The adage’s wisdom does beg another question: what if we’re working really hard… on the wrong things?
An interesting sociological school of thought states that no civilization can last forever because the longer it survives, the more advanced it becomes, and with each new advancement, it marches closer to its inevitable self-destruction. It eventually builds, creates, and manufactures “stuff” that can ultimately kill it. It almost happened in the 1980’s with the cold war – an ideological battle that could have blown up our planet. Although we managed to avoid that disaster, brilliant scientists warn us every day that we are killing ourselves slowly in other ways – like with aspartame and gluten and crack and meth and ozone holes and oil spills and…
You get the idea. But how is it possible that a civilization can unknowingly push towards self-destruction? Simple. We’re working really hard… on the wrong things. Here’s an example to illustrate the point:
Before refrigeration was invented, mankind developed food preservatives so our unrefrigerated food wouldn’t spoil as quickly. These preservatives have become a part of our everyday lives even though we’ve been using refrigeration for more than a century, and now there’s research indicating that certain preservatives are likely responsible for a decrease in the body’s ability to naturally produce serotonin, which in turn has led to the steady rise in depression and anxiety. But not to worry – we’ve invented Prozac and Zoloft and other medicines designed to increase the body’s serotonin levels to combat the depression and anxiety. Except that now we’re learning that a side effect of the synthetic serotonin is, let’s just say for the sake of argument, a weakening of the brain’s synapse firing power. Shortly, we’ll invent a drug or procedure to accelerate our synapse firing only to find out 20 years down the road that while our synapses are now firing the way they should, a side effect of the new medicine is the hardening of arteries. Undoubtedly we’ll discover a cure for those hardened arteries, but by then our grandchildren will discover that while we were softening our arteries, we were also...

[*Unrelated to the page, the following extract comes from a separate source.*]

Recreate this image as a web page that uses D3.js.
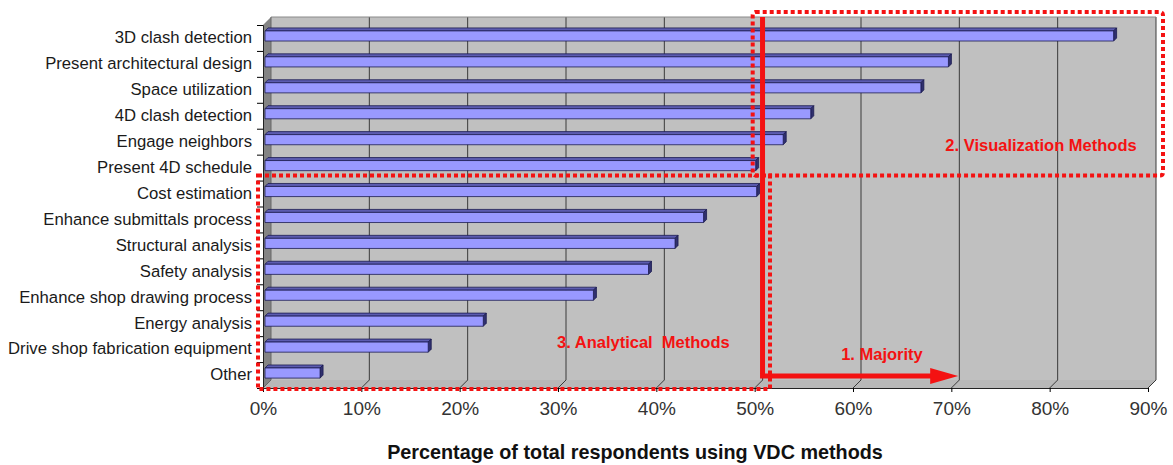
<!DOCTYPE html>
<html>
<head>
<meta charset="utf-8">
<script src="https://cdn.jsdelivr.net/npm/d3@7"></script>
<style>
  body { margin: 0; background: #fff; }
  svg { display: block; font-family: "Liberation Sans", Arial, sans-serif; }
</style>
</head>
<body>
<script>
// categories, top to bottom
const categories = [
  "3D clash detection",
  "Present architectural design",
  "Space utilization",
  "4D clash detection",
  "Engage neighbors",
  "Present 4D schedule",
  "Cost estimation",
  "Enhance submittals process",
  "Structural analysis",
  "Safety analysis",
  "Enhance shop drawing process",
  "Energy analysis",
  "Drive shop fabrication equipment",
  "Other"
];
// percentage of respondents
const values = [86.3, 69.5, 66.7, 55.5, 52.7, 49.9, 50.0, 44.6, 41.7, 39.0, 33.4, 22.2, 16.6, 5.6];
const xTicks = [0, 10, 20, 30, 40, 50, 60, 70, 80, 90];

const width = 1173, height = 465;
const depth = 8; // 3d wall depth

const svg = d3.select("body").append("svg")
    .attr("width", width)
    .attr("height", height);

// scales
const x = d3.scaleLinear().domain([0, 90]).range([263, 1148]);
const y = d3.scaleBand().domain(categories).range([25, 388])
    .paddingInner(0.61).paddingOuter(0.305);
const yEdge = d3.scaleLinear().domain([0, categories.length]).range([25, 388]);

const x0 = x(0), x1 = x(90), yTop = 25, yBot = 388;

// back wall
svg.append("rect")
    .attr("x", x0 + depth).attr("y", yTop - depth)
    .attr("width", x1 - x0).attr("height", yBot - yTop)
    .attr("fill", "#c0c0c0");
// left wall
svg.append("path")
    .attr("d", `M${x0},${yTop}L${x0 + depth},${yTop - depth}L${x0 + depth},${yBot - depth}L${x0},${yBot}Z`)
    .attr("fill", "#848484");
// floor
svg.append("path")
    .attr("d", `M${x0},${yBot}L${x0 + depth},${yBot - depth}L${x1 + depth},${yBot - depth}L${x1},${yBot}Z`)
    .attr("fill", "#b8b8b8");

// gridlines on the wall and floor
const grid = svg.append("g").attr("fill", "none").attr("stroke", "#3a3a3a").attr("stroke-width", 1);
grid.selectAll(".gv").data(xTicks.slice(1)).join("path")
    .attr("d", d => `M${x(d) + depth},${yTop - depth}V${yBot - depth}L${x(d)},${yBot}`);
grid.append("path")
    .attr("d", `M${x0 + depth},${yTop - depth}H${x1 + depth}`)
    .attr("stroke", "#8a8a8a");
grid.append("path")
    .attr("d", `M${x0 + depth},${yTop - depth}V${yBot - depth}L${x0},${yBot}`)
    .attr("stroke", "#666");

// bars (3d)
const bOff = 2, bDep = 3; // bar front offset and bar depth
const bars = svg.append("g").attr("stroke", "#1c1c50").attr("stroke-width", 0.8).attr("stroke-linejoin", "round");
const bh = y.bandwidth();
categories.forEach((c, i) => {
  const xs = x0 + bOff, xe = x(values[i]) + bOff;
  const yt = y(c) - bOff, yb = yt + bh;
  // top face
  bars.append("path")
    .attr("d", `M${xs},${yt}L${xs + bDep},${yt - bDep}L${xe + bDep},${yt - bDep}L${xe},${yt}Z`)
    .attr("fill", "#5c5cb0");
  // end cap
  bars.append("path")
    .attr("d", `M${xe},${yt}L${xe + bDep},${yt - bDep}L${xe + bDep},${yb - bDep}L${xe},${yb}Z`)
    .attr("fill", "#30306e");
  // front face
  bars.append("rect")
    .attr("x", xs).attr("y", yt)
    .attr("width", xe - xs).attr("height", bh)
    .attr("fill", "#9999ff");
});

// x axis
svg.append("g")
    .attr("transform", `translate(0,${yBot})`)
    .call(d3.axisBottom(x).tickValues(xTicks).tickSize(4).tickSizeOuter(0).tickPadding(10)
        .tickFormat(d => d + "%"))
    .call(g => g.select(".domain").attr("stroke", "#222"))
    .call(g => g.selectAll("text").attr("font-size", 19).attr("fill", "#333")
        .attr("font-family", "Liberation Sans, Arial, sans-serif"));

// y axis: line + ticks at band edges
svg.append("g")
    .attr("transform", `translate(${x0},0)`)
    .call(d3.axisLeft(yEdge).ticks(categories.length).tickSize(6).tickFormat(""))
    .call(g => g.select(".domain").attr("stroke", "#222"));
// y labels
svg.append("g")
    .attr("transform", `translate(${x0},0)`)
    .call(d3.axisLeft(y).tickSize(0).tickPadding(11))
    .call(g => g.select(".domain").remove())
    .call(g => g.selectAll("text").attr("font-size", 16.7).attr("fill", "#1a1a1a")
        .attr("font-family", "Liberation Sans, Arial, sans-serif"));

// axis title
svg.append("text")
    .attr("x", 635).attr("y", 459)
    .attr("text-anchor", "middle")
    .attr("font-size", 19.8).attr("font-weight", "bold").attr("fill", "#111")
    .text("Percentage of total respondents using VDC methods");

// red annotations
const red = "#f41212";
const ann = svg.append("g");

// 2. visualization methods box
ann.append("rect")
    .attr("x", x(49.8)).attr("y", 12)
    .attr("width", 1163 - x(49.8)).attr("height", yEdge(6) - 5 - 12)
    .attr("rx", 3)
    .attr("fill", "none").attr("stroke", red).attr("stroke-width", 4).attr("stroke-dasharray", "4 3");
ann.append("text")
    .attr("x", 1041).attr("y", 151)
    .attr("text-anchor", "middle")
    .attr("font-size", 16.5).attr("font-weight", "bold").attr("fill", red)
    .text("2. Visualization Methods");

// 3. analytical methods box
ann.append("rect")
    .attr("x", 258).attr("y", yEdge(6) - 5)
    .attr("width", 770 - 258).attr("height", 389 - (yEdge(6) - 5))
    .attr("fill", "none").attr("stroke", red).attr("stroke-width", 4).attr("stroke-dasharray", "4 3");
ann.append("text")
    .attr("x", 557).attr("y", 348)
    .attr("font-size", 16.5).attr("font-weight", "bold").attr("fill", red)
    .attr("xml:space", "preserve")
    .text("3. Analytical  Methods");

// 1. majority arrow
const ax = x(50.8), ay = 376, tip = x(70.7);
ann.append("path")
    .attr("d", `M${ax},17V${ay}H${tip - 26}`)
    .attr("fill", "none").attr("stroke", red).attr("stroke-width", 5);
ann.append("path")
    .attr("d", `M${tip - 28},${ay - 8}L${tip},${ay}L${tip - 28},${ay + 8}Z`)
    .attr("fill", red);
ann.append("text")
    .attr("x", 882).attr("y", 360)
    .attr("text-anchor", "middle")
    .attr("font-size", 16.5).attr("font-weight", "bold").attr("fill", red)
    .text("1. Majority");
</script>
</body>
</html>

You get the idea. But here’s the thing and there’s no getting around it: although we like to think progress is marching inevitably forward, the reality (at least according to the school of thought being discussed herein) is that we may be taking several steps backwards every time we take one step forward. And that will eventually catch up to us – causing us to short circuit our existence. The unavoidable fact, according to some, is that mankind’s technological and medical advancements are occurring at a rate that outpaces mankind’s ability to understand and manage those advancements.
It’s a bleak viewpoint to be sure. So how can we stem the tide? Interestingly (and with pun fully intended), we can do it with stems. And petals and leaves and…
You get the idea. At Plant Stem Cell (PSC) Distribution, scientists like Dominique Richard are doing their best to change the way the world thinks. It’s a tall order, to be sure, but nothing worth doing ever came easily. And besides, every important event that changed the course of human history started as just a seed of an idea – a seed that was sown and from which mankind eventually reaped enormous benefits. In the case of Richard and PSC, the seed is this: using plant stem cells to improve the human condition.
Dominique Richard has spent his entire medical career trying to uncover the hidden potential of plant stem cells in terms of their application to human diseases and medicines. More specifically, he’s devoted his life to studying and researching embryonic photochemistry, phytochemistry, and phytohormones, eclectic phytopharmacology, nutrition sciences, synthetic pharmacology, other types of modality, and...
You get the idea. His obsession with the topic stems from fear – he believes human beings are being poisoned at alarming rates and to dangerous levels. He suspects that we’re nearing the point at which our livers will no longer be able to effectively detoxify the myriad chemicals we ingest every day. And when we medicate ourselves to relieve the very health concerns brought about by other medicines, we’re on an exceedingly slippery slope. But, he believes, if we begin to use natural products like plant stem cells to prevent and cure our diseases, it’s possible we can change both the slope and its slipperiness. He cites as proof his life’s work.
Despite all of man’s advancements in biology, physics, chemistry, aerospace, medicine, and more, is it possible that the cure to what ails us has been right in front of us all along? If Dominique Richard and his team at PSC Distribution are correct, the answer is a resounding yes. It certainly would give whole new meaning to another old adage: “take time to stop and smell the flowers.”